Back in the 90’s the Christian group Jacob’s Trouble recorded a song, Church of Do As You Want To. The catchy tune’s chorus went:
“It’s at the church of do what you want to,
the church of do what you please.
The church of do what feels good baby,
and believe what you want to believe.
No absolutes, no wrong or right, just ambiguity.”
Though not the original intent of the song, this is a widely held misconception about life under grace. Grace doesn’t hand out licenses to sin, as if they're needed. Titus tells us that grace teaches us a new way of living. I had a pastor who used to say, “I can drink (or whatever, you fill in the blank) as much as I want to. I just don’t want to.” That’s the finished work of grace. We’re in a re-education process not a pixie-dust factory where “a little dab will do ya” and presto, instant transformation. There are those times when we experience an immediate radical change but more often we find ourselves back in school for a refresher course. Grace leads us to the place where we can do whatever we want to, we just don’t want to do it anymore. What a relief!
         The ability to “do all things though Christ, which strengthens me” Philippians 4:13 comes in steps. Grace empowers us to do what we normally wouldn’t or couldn’t do because our desires now are aligned with God’s. This portion of our education will last for the rest of our lives. Get out your paper and pencils boys and girls. School’s in session now!

Tuesday, August 6, 2013

Make a Statement...Churn Some Butter

Always be prepared to give an answer to everyone who asks you to give the reason for the hope that you have. But do this with gentleness and respect, keeping a clear conscience, so that those who speak maliciously against your good behavior in Christ may be ashamed of their slander. 1 Peter 3:15-16

It’s important to be able to deliver an intelligent response to questions about our beliefs, especially in a hostile environment. It’s easier to lash out in a similar fashion and not with gentleness and respect. No one enjoys being made of fool of or being verbally attacked. It feels good to stand up for our convictions. If we cross the line over into animosity and disrespect, we lose.

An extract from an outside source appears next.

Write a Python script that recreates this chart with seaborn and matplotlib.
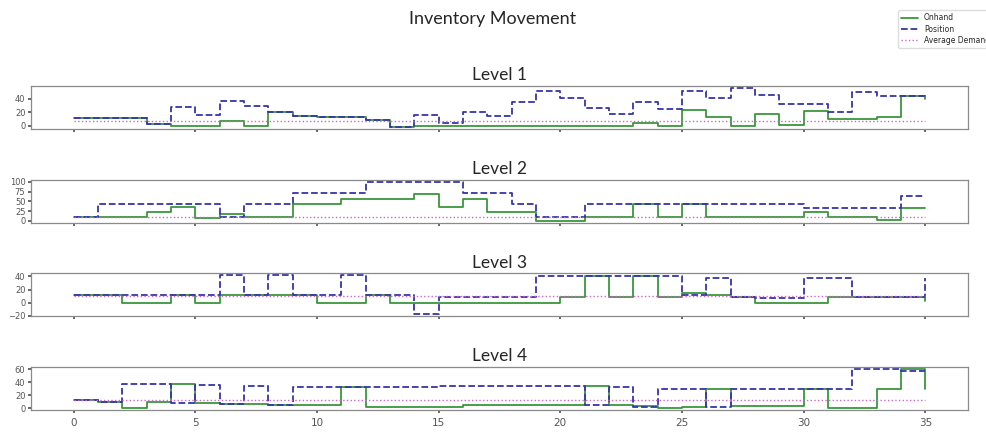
import matplotlib
matplotlib.use("Agg")
import matplotlib.pyplot as plt
import seaborn as sns
import numpy as np
import pandas as pd

periods = list(range(36))
levels = ["Level 1", "Level 2", "Level 3", "Level 4"]

onhand_l1 = [12, 11, 11, 3, 0, 0, 7, 0, 20, 15, 13, 13, 9, -2, 0, 0, 0, 0, 0, 0, 0, 0, 0, 5,
             0, 24, 13, 0, 17, 2, 22, 10, 10, 13, 44, 40]
position_l1 = [12, 11, 11, 3, 28, 16, 37, 30, 20, 15, 13, 13, 9, -2, 16, 5, 20, 15, 35, 52, 41, 26, 18, 35,
               25, 52, 41, 56, 46, 32, 32, 21, 50, 44, 44, 40]

onhand_l2 = [11, 11, 11, 24, 35, 7, 18, 11, 11, 43, 43, 55, 55, 55, 68, 36, 55, 24, 24, 0, 0, 11, 11, 43,
             11, 43, 11, 11, 11, 11, 22, 11, 11, 2, 33, 33]
position_l2 = [11, 43, 43, 43, 43, 43, 11, 43, 43, 72, 72, 72, 101, 101, 101, 101, 72, 72, 43, 10, 10, 43, 43, 43,
               43, 43, 43, 43, 43, 43, 33, 33, 33, 33, 63, 63]

onhand_l3 = [11, 11, 0, 0, 11, 0, 11, 11, 11, 11, 0, 0, 11, 0, 0, 0, 0, 0, 0, 0, 9, 41, 9, 41,
             9, 14, 11, 8, 0, 0, 0, 8, 8, 8, 8, 2]
position_l3 = [11, 11, 11, 11, 11, 11, 42, 11, 42, 11, 11, 42, 11, 11, -18, 9, 9, 9, 9, 41, 41, 41, 41, 41,
               41, 11, 38, 8, 7, 7, 38, 38, 8, 8, 8, 38]

onhand_l4 = [12, 10, 0, 10, 38, 8, 7, 6, 5, 5, 5, 32, 2, 2, 2, 2, 4, 4, 4, 4, 4, 34, 5, 3,
             0, 2, 30, 3, 3, 3, 30, 0, 0, 30, 60, 30]
position_l4 = [12, 10, 38, 38, 8, 36, 7, 34, 4, 32, 32, 32, 32, 32, 32, 34, 34, 34, 34, 34, 34, 5, 32, 2,
               30, 30, 2, 30, 30, 30, 30, 30, 61, 61, 58, 58]

avg_demand = [8, 9, 10, 12]

yticks_all = [[0, 20, 40], [0, 25, 50, 75, 100], [-20, 0, 20, 40], [0, 20, 40, 60]]
xticks = [0, 5, 10, 15, 20, 25, 30, 35]

onhand_all = [onhand_l1, onhand_l2, onhand_l3, onhand_l4]
position_all = [position_l1, position_l2, position_l3, position_l4]

sns.set_theme(style="ticks")
plt.rcParams["font.family"] = ["DejaVu Sans"]
plt.rcParams["axes.edgecolor"] = "#8a8a8a"
plt.rcParams["axes.linewidth"] = 0.9
plt.rcParams["xtick.color"] = "#555555"
plt.rcParams["ytick.color"] = "#555555"
plt.rcParams["xtick.major.size"] = 2.5
plt.rcParams["ytick.major.size"] = 2.5

fig, axes = plt.subplots(4, 1, figsize=(9.86, 4.32), dpi=100, sharex=True)
fig.subplots_adjust(left=0.0314, right=0.9817, top=0.801, bottom=0.0509, hspace=1.16)

green = "#3a963a"
blue = "#3535a8"
pink = "#cc66cc"

for i, ax in enumerate(axes):
    df = pd.DataFrame({
        "period": periods,
        "Onhand": onhand_all[i],
        "Position": position_all[i],
        "Average Demand": [avg_demand[i]] * len(periods),
    })
    sns.lineplot(data=df, x="period", y="Onhand", ax=ax, color=green, lw=1.3,
                 drawstyle="steps-post", label="Onhand", legend=False)
    sns.lineplot(data=df, x="period", y="Position", ax=ax, color=blue, lw=1.3,
                 linestyle="--", drawstyle="steps-post", label="Position", legend=False)
    sns.lineplot(data=df, x="period", y="Average Demand", ax=ax, color=pink, lw=1.0,
                 linestyle=":", drawstyle="steps-post", label="Average Demand", legend=False)
    ax.set_title(levels[i], fontsize=12.5, family=["Lato", "DejaVu Sans"], pad=4)
    ax.set_xlabel("")
    ax.set_ylabel("")
    ax.set_yticks(yticks_all[i])
    ax.tick_params(axis="y", labelsize=6, pad=1.5)
    ax.tick_params(axis="x", labelsize=7.5, pad=3)

axes[-1].set_xticks(xticks)

handles, labels = axes[0].get_legend_handles_labels()
fig.legend(handles, labels, loc="upper left", bbox_to_anchor=(0.907, 0.985),
           fontsize=5.5, frameon=True, framealpha=1, edgecolor="#dddddd",
           borderpad=0.4, labelspacing=0.3, handlelength=2.2)

fig.suptitle("Inventory Movement", fontsize=13, y=0.975, family=["Lato", "DejaVu Sans"])

fig.savefig("out.png", dpi=100)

Verse fifteen contains an often overlooked key that is applicable to more than just sharing your faith. “Give an answer to everyone who asks (emphasis mine). Does this mean that unless queried we should remain silent? I don’t think so. There are times its appropriate to share our faith when not specifically asked to. Gentleness and respect go a long way to a help the listener hear what we say.

Not everyone who’ll challenge our faith does so with an open, truth-seeking heart. At times their attitudes can be accusatory and mocking. When this happens, here’s a tip to help you maintain a cool head under pressure, think of a butter churn.

Back in olden days housewives didn’t need Zumba dance, step aerobics or the AbDuctor. The butter churn provided a vigorous workout. Look for it to be the next new fad on late night TV shopping channels.  In order to make butter, milk was poured into a confined space and subjected to violent blows with a churn. The result-sweet butter was extracted from raw milk. When under pressure we can allow our circumstances to bring out the best we have to offer. Anyone, ourselves included, can shoot off their mouth and wind up looking like a fool. Our position may be correct, accurate and even good but our delivery destroys credibility and negates the message. We’re obnoxious. An opportunity is squandered because our attitude stunk.

It’s not what we say, but what others think they hear that matters. A gentle answer paves the way for our words to be heard and understood. There isn’t scripture to support the use of the Bible as a hammer (or electric nail gun) to drive home our point. It’s more effective to “speak the truth in love” (Ephesians 4:15) than to beat the opposition to a pulp. To do this in a hostile environment is like being milk in a butter churn. The supernatural grace of God empowers us to stay calm, cool and collected when under fire.

If you want to really make a statement about your beliefs, use gentleness and respect, two hallmarks of Jesus’ ministry. Whatever the situation, let your words and actions demonstrate His love. You may not win the argument, but you will ultimately win the lost.